La brutalidad que implican las confesiones en primera persona supera las trabas de la ficción, por eso aparece el narrador en tercera persona, para tomar distancia del personaje aludido. Sin embargo este narrador no consigue despegarse del Lato, antes bien, lo acerca al lector mediante la admiración y la ternura que despiertan algunos animales. Como aquellos con los que se compara, Carmelo hace gala de una total espontaneidad. A través de la animalización lo vemos imperfecto aunque profundamente humano. Su cuerpo de barril le aporta un aspecto agresivo y vigoroso «se interesó el Lato; inclinando el cuello de jabalí» «volcó el líquido en su boca de hipopótamo», aunque es noble y resistente «le dirigió una mirada suspicaz, de mulo resabiado». Fuerte y salvaje, puede atacar si se siente amenazado, «le recriminó haciendo descender el bigotito […] que por momentos parecía trasformado en un caimán prehistórico». Pero cuando le interesa puede mostrarse tranquilo, incluso amigable «Sobre el asfalto se asemejaba a una perdiz en busca de lombrices». Aunque nuestro policía viva en solitario, poniendo a prueba las astucias de sus depredadores con su alta capacidad de camuflaje, «volvió a adoptar la misma postura de cefalópodo descansando plácidamente en el fondo del mar», siempre está alerta, dispuesto a atacar «continuó acariciándose el mentón de marrajo».

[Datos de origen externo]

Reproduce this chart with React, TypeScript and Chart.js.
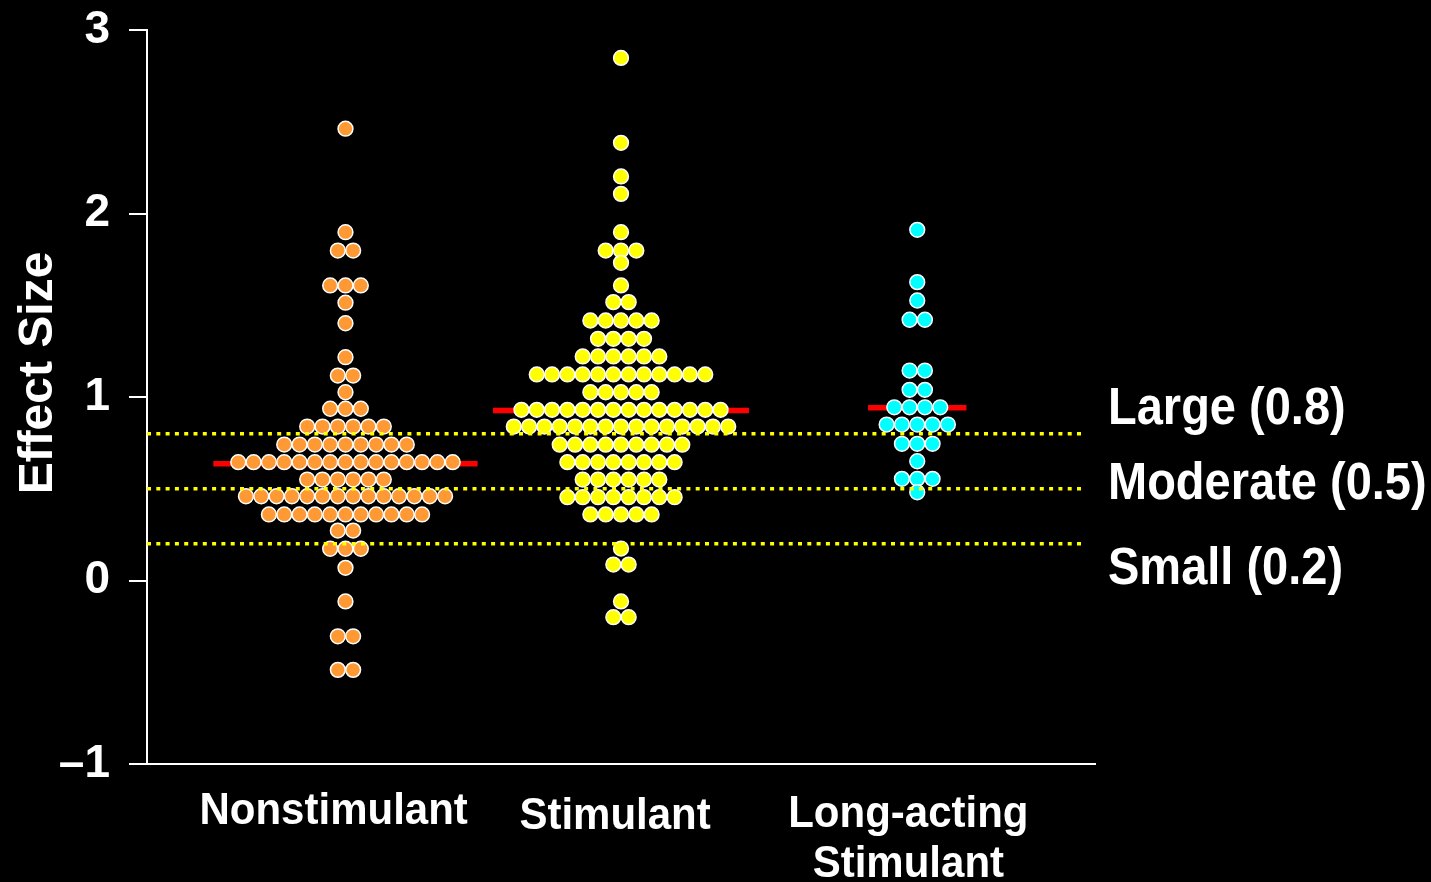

Por todos estos rasgos sabemos que será capaz de hacer justicia, aunque sea una justicia personal; no cabe duda de que su experiencia y aptitudes deductivas se verán reforzadas por la ayuda de otros factores, donnadies cansados de ser las víctimas y pasan a ser los verdugos. Al Lato, que no es triunfalista, no le importa usar la violencia o el engaño para conseguir su objetivo y así, por momentos y sin ser consciente, transformarse en un ángel que ayuda a los desheredados de Carabanchel.

Después de leer la novela y conocer al personaje esperamos que el haberse jubilado no sea un impedimento para llevar las riendas de otro caso. Confiamos en que Jorge García siga viendo a los demonios que pueblan esta distopía que tenemos por sociedad.